Gabriel Celaya era de los más temperamentales. «Gracioso, afectuoso y con muy malas pulgas cuando le daba por ello.» Y sobre todo, «el mejor amigo del mundo.» También estaba dotado de un sano sentido del humor. «Con sus retrancas», dice María. Subrayaba sus razonamientos con un característico movimiento de ojos que otorgaba un aire extraordinario a su expresión. María: «era guapo, de ojos azules, casi blancos. Yo le decía: «pareces irlandés o un capitán de la marina mercante holandesa». «Yo es que soy vasco», respondía él.»
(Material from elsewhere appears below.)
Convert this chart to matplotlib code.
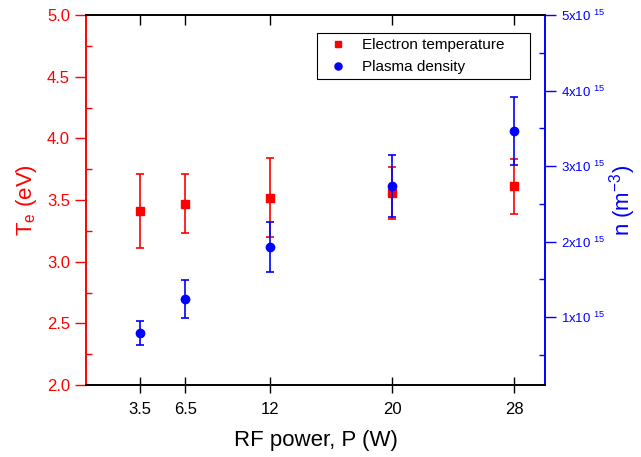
import matplotlib
matplotlib.use("Agg")
import matplotlib.pyplot as plt
from matplotlib.ticker import MultipleLocator, FuncFormatter

plt.rcParams['font.family'] = ['Liberation Sans', 'DejaVu Sans']
plt.rcParams['mathtext.default'] = 'regular'

# data
power = [3.5, 6.5, 12, 20, 28]
te = [3.41, 3.47, 3.52, 3.56, 3.61]
te_err = [0.30, 0.24, 0.32, 0.21, 0.22]
dens = [0.79e15, 1.24e15, 1.93e15, 2.73e15, 3.46e15]
dens_err = [0.16e15, 0.25e15, 0.33e15, 0.41e15, 0.45e15]

red = '#ff0000'
blue = '#0000ff'

fig = plt.figure(figsize=(6.41, 4.57), dpi=100)
ax = fig.add_axes([86/641, 1-385/457, (545-86)/641, (385-15)/457])
ax2 = ax.twinx()

# electron temperature on left axis
eb1 = ax.errorbar(power, te, yerr=te_err, fmt='s', color=red, ms=5.5,
                  elinewidth=1.2, capsize=3.2, capthick=1.2)
# plasma density on right axis
eb2 = ax2.errorbar(power, dens, yerr=dens_err, fmt='o', color=blue, ms=6,
                   elinewidth=1.2, capsize=3.2, capthick=1.2)

ax.set_xlim(0, 30)
ax.set_ylim(2.0, 5.0)
ax2.set_ylim(0.1e15, 5.0e15)

ax.set_xticks(power)
ax.set_xticklabels(['3.5', '6.5', '12', '20', '28'])
ax.tick_params(axis='x', direction='inout', length=11, width=1, labelsize=12, pad=7)

# top ticks pointing inward
ax2.xaxis.set_visible(True)
ax2.tick_params(axis='x', which='both', bottom=False, top=True, labelbottom=False,
                labeltop=False, direction='in', length=7, width=1)

ax.yaxis.set_major_locator(MultipleLocator(0.5))
ax.yaxis.set_minor_locator(MultipleLocator(0.25))
ax.yaxis.set_major_formatter(FuncFormatter(lambda v, p: f"{v:.1f}"))
ax.tick_params(axis='y', which='major', direction='out', length=8, width=1,
               colors=red, labelsize=12)
ax.tick_params(axis='y', which='minor', direction='in', length=4, width=1, colors=red)

ax2.yaxis.set_major_locator(MultipleLocator(1e15))
ax2.yaxis.set_minor_locator(MultipleLocator(0.5e15))
ax2.yaxis.set_major_formatter(FuncFormatter(lambda v, p: f"{v/1e15:.0f}x10 $^{{15}}$"))
ax2.tick_params(axis='y', which='major', direction='out', length=8, width=1,
                colors=blue, labelsize=9.5)
ax2.tick_params(axis='y', which='minor', direction='in', length=4, width=1, colors=blue)

for a in (ax, ax2):
    a.spines['left'].set_color(red)
    a.spines['right'].set_color(blue)
    for s in a.spines.values():
        s.set_linewidth(1.2)

ax.set_xlabel('RF power, P (W)', fontsize=16, labelpad=9)
ax.set_ylabel('T$_e$ (eV)', fontsize=16, color=red, labelpad=6)
ax2.set_ylabel('n (m$^{-3}$)', fontsize=16, color=blue, labelpad=1)

leg = ax2.legend([eb1[0], eb2[0]], ['Electron temperature', 'Plasma density'],
                 loc='upper left', bbox_to_anchor=(0.503, 0.827, 0.464, 0.124),
                 mode='expand', borderaxespad=0, fontsize=11,
                 fancybox=False, edgecolor='black', framealpha=1, markerscale=0.85,
                 handletextpad=0.6, borderpad=0.35, labelspacing=0.5)
leg.get_frame().set_linewidth(0.8)

fig.savefig('out.png', dpi=100)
Luego, mucho después, o no tanto, vinieron los años de la transición, y en no escasa medida los años del «desencanto», palabra que corrió entre todos enseguida porque describía muy bien un sentimiento común. El reencuentro, con sus comprensiones e incomprensiones, entre quienes regresaban del exilio y quienes habían resistido en el interior, preñados unos y otros de tan diferentes experiencias. Gabriel Celaya padeció no poca ni injustificada decepción.

Pero eso vino después. En aquellas interminables tertulias, Gabriel y Amparitxu, y todos los amigos de Madrid y de otros muchos lugares, se habían ayudado a sobrevivir con dignidad y habían aprendido a desnudar la realidad, en obras literarias excepcionales que ni siquiera la tenaz opresión del olvido con que hoy se nos intenta volver dóciles podrá sepultar.